Evaluate limit containing $\sum{n^6}$ Evaluate:
$$\lim_{n\to\infty}{\frac{1^6+2^6+3^6+\ldots+n^6}{(1^2+2^2+3^2+\ldots+n^2)(1^3+2^3+3^3+\ldots+n^3)}}$$
I can solve the denominator as:
$$\frac{n(n+1)(2n+1)}{6}\cdot\frac{n^2(n+1)^2}{4}$$
$$n^7\cdot\frac{(1+\frac{1}{n})(2+\frac{1}{n})}{6}\cdot\frac{(1+\frac{1}{n})}{4}$$
$$=\frac{n^7}{12}$$
How can I reduce the numerator?
 A: The sum of the $k^{th}$ power of the integers is a polynomial of degree $k+1$ in $n$, with leading term $\dfrac{n^{k+1}}{k+1}$.
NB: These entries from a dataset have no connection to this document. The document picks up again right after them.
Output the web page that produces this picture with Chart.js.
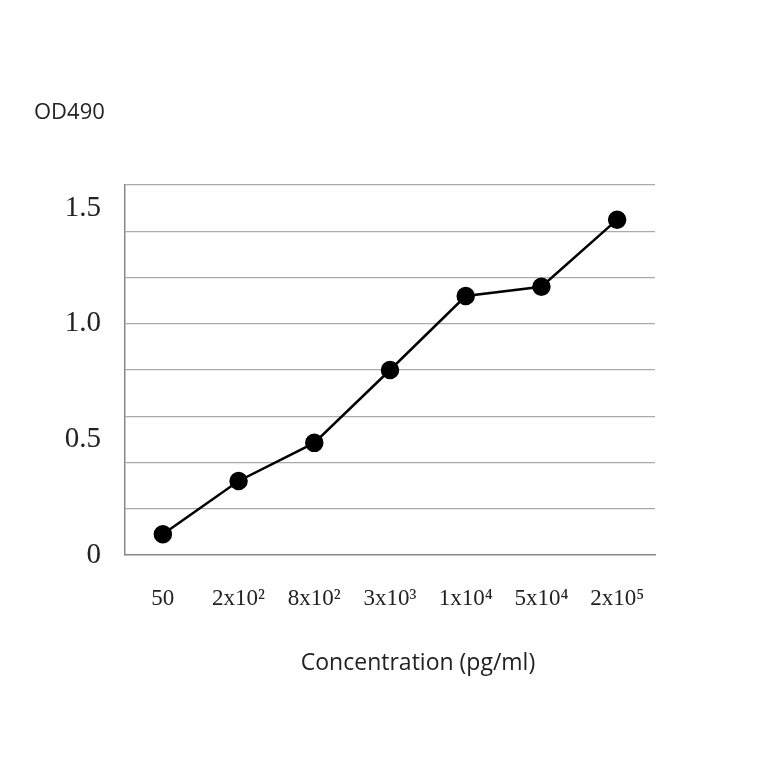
<!DOCTYPE html>
<html><head><script src="https://cdn.jsdelivr.net/npm/chart.js"></script>
<style>body{margin:0;background:#fff}#w{width:764px;height:764px}</style></head>
<body><div id="w"><canvas id="c"></canvas></div>
<script>
const categories=['50','2x10²','8x10²','3x10³','1x10⁴','5x10⁴','2x10⁵'];
const od490=[0.09,0.32,0.485,0.80,1.12,1.16,1.45];
const yTickLabels=[0,0.5,1.0,1.5];
const near=(v,m)=>Math.abs(v/m-Math.round(v/m))<1e-6;
const titlePlugin={id:'t',afterDraw(ch){const c=ch.ctx;c.save();c.font='22px "Open Sans"';c.fillStyle='#222';c.textBaseline='middle';c.fillText('OD490',34,113);c.textAlign='center';c.font='23px "Open Sans"';c.fillText('Concentration (pg/ml)',418,663);c.restore();}};
new Chart(document.getElementById('c'),{type:'line',
data:{labels:categories,datasets:[{data:od490,borderColor:'#000',backgroundColor:'#000',borderWidth:2.5,pointRadius:8,pointHoverRadius:8,tension:0}]},
options:{responsive:true,maintainAspectRatio:false,animation:false,
layout:{padding:{left:0,right:109,top:185,bottom:0}},
plugins:{legend:{display:false},tooltip:{enabled:false}},
scales:{
x:{offset:true,grid:{display:false},border:{color:'#888',width:1.5},
ticks:{color:'#222',font:{family:'Liberation Serif',size:23},padding:22,maxRotation:0,autoSkip:false},
afterFit(s){s.height=209;}},
y:{min:0,max:1.6,afterFit(s){s.width=125;},
afterBuildTicks(s){const t=[];for(let i=0;i<=16;i++)t.push({value:i/10});s.ticks=t;},
grid:{color:(c)=>near(c.tick.value,0.2)&&c.tick.value>0?'#aaa':'rgba(0,0,0,0)',drawTicks:false,lineWidth:1.2},
border:{color:'#888',width:1.5},
ticks:{color:'#222',autoSkip:false,font:{family:'Liberation Serif',size:29},padding:24,
callback:(v)=>{const r=yTickLabels.find(x=>Math.abs(x-v)<1e-6);return r===undefined?'':(r===0?'0':r.toFixed(1));}}}
}},plugins:[titlePlugin]});
</script></body></html>
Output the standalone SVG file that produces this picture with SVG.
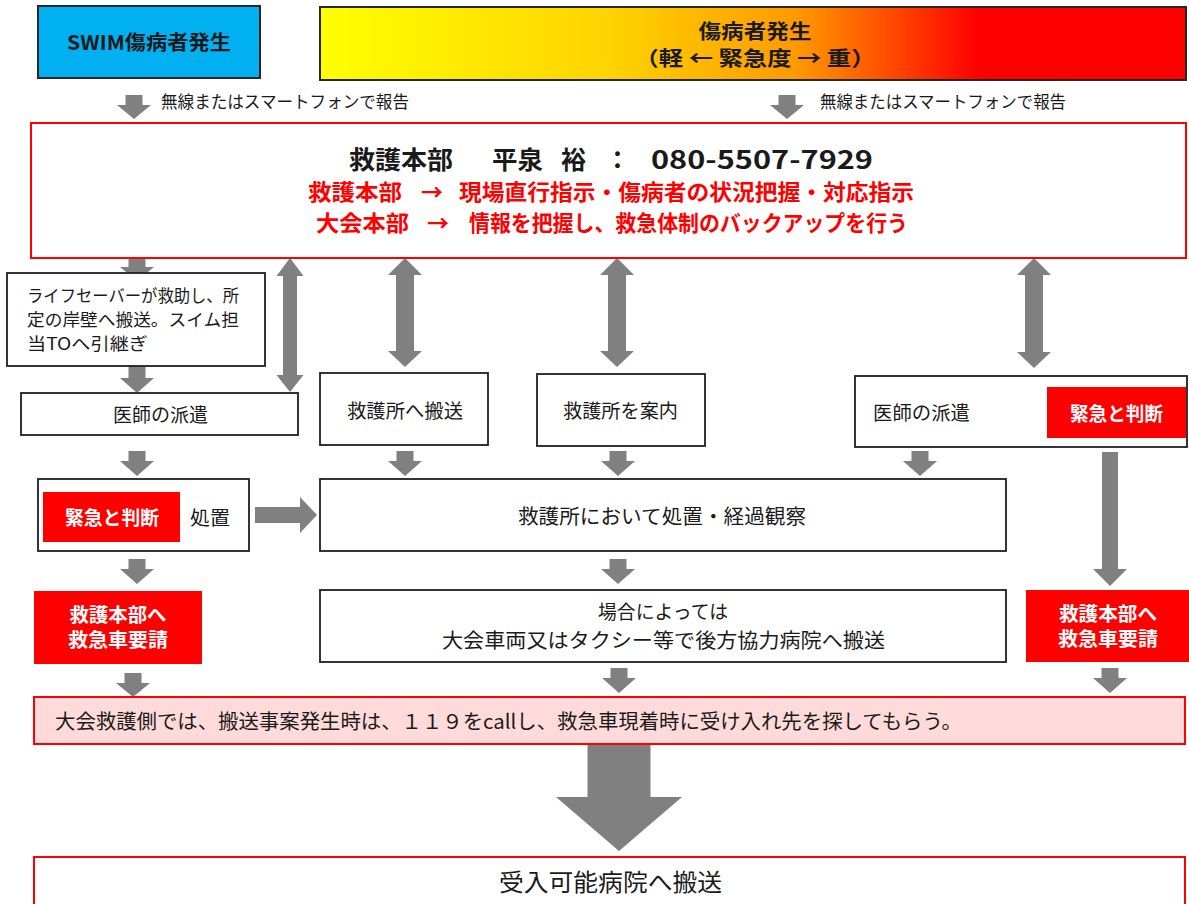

Indeed, by the binomial theorem,
$$n^k=\sum_{i=1}^ni^k-\sum_{i=1}^{n-1}i^k\sim\frac{n^{k+1}}{k+1}-\frac{(n-1)^{k+1}}{k+1}=n^k+\text{lower degree terms}.$$
The given limit equals that of
$$\frac{n^7\cdot3\cdot4}{7\cdot n^3\cdot n^4}.$$
A: Note that
$$\lim_{n\to\infty}{\frac{1^6+2^6+3^6...+n^6}{(1^2+2^2+3^2...+n^2)(1^3+2^3+3^3...+n^3)}}=\lim_{n\to\infty} \frac{12\sum_1^n k^6}{n^7}=\frac{12}{7}$$
indeed by Stolz-Cesaro
$$\lim_{n\to\infty} \frac{12\sum_1^n k^6}{n^7}=\lim_{n\to\infty} \frac{12(n+1)^6}{(n+1)^7-n^7}=\lim_{n\to\infty} \frac{12(n+1)^6}{7n^6+...+1}=\frac{12}{7}$$
A: You wish to derive a formula for the sum $\sum_{k=1}^n k^6$ using "high-school methods".
Consider $$\frac{x^7}7-\frac{(x-1)^7}7=x^6-3x^5+5x^4+\cdots\\\frac{x^6}6-\frac{(x-1)^6}6=x^5-\cdots\\\cdots$$
So, defining $$I_n:=\frac{n^7}7+\alpha_1\frac{n^6}6+\alpha_2\frac{n^5}5+\cdots+\alpha_6 n+\alpha_7$$ for some constants $\alpha_i$, you can eliminate all the other factors other than $n^6$. So you end up with $$I_n-I_{n-1}=n^6\\\implies \sum_{k=1}^n k^6=I_n-I_0=\frac{n^7}7+\text{lower order terms}$$
This is all that matters to taking your limit, since all the lower order terms go to zero when divided by the $n^7$ you have on the denominator.
A: Here is yet another answer, which does not require any of the full, explicit formulae for sums of powers.
Consider the sum
$$
S(n, p) = \sum_{m = 1}^{n} m^p\, .
$$
I can rewrite this as
$$
S(n, p) = n^{p+1}\sum_{m = 1}^{n} \frac{1}{n}\;\left(\frac{m}{n}\right)^p\, .
$$
The sum in the above expression is a Riemann sum which approximates the integral
$$
\sum_{m = 1}^{n}\frac{1}{n}\;\left(\frac{m}{n}\right)^p
\approx \int_0^1 x^p\, dx \;=\; \frac{1}{p+1}\, .
$$
Thus, for large $n$
$$
S(n, p) \approx \frac{n^{p+1}}{p+1}\, .
$$
We can use this expression to replace all three sums in your expression:
$$
\lim_{n\rightarrow\infty} \frac{1^6 + \;...\; + n^6}{\left(1^2 +\;...\;+ n^2\right) \left(1^3 +\;...\;+ n^3\right)}
\;=\;
\lim_{n\rightarrow\infty} \frac{n^7 / 7}{\left(n^3 / 3\right) \left(n^4 / 4\right)}
\;=\; \frac{12}{7}
$$
A: Using Cesaro-Stolz (or limit of a Riemann sum) one can easily prove that $$\lim_{n\to\infty} \frac{1^p+2^p+\dots +n^p} {n^{p+1}}=\frac{1}{p+1}, p>-1$$ For the current question divide the numerator and denominator by $n^7=n^3\cdot n^4$ and then the limit is equal to $1/7/((1/3)(1/4))=12/7$.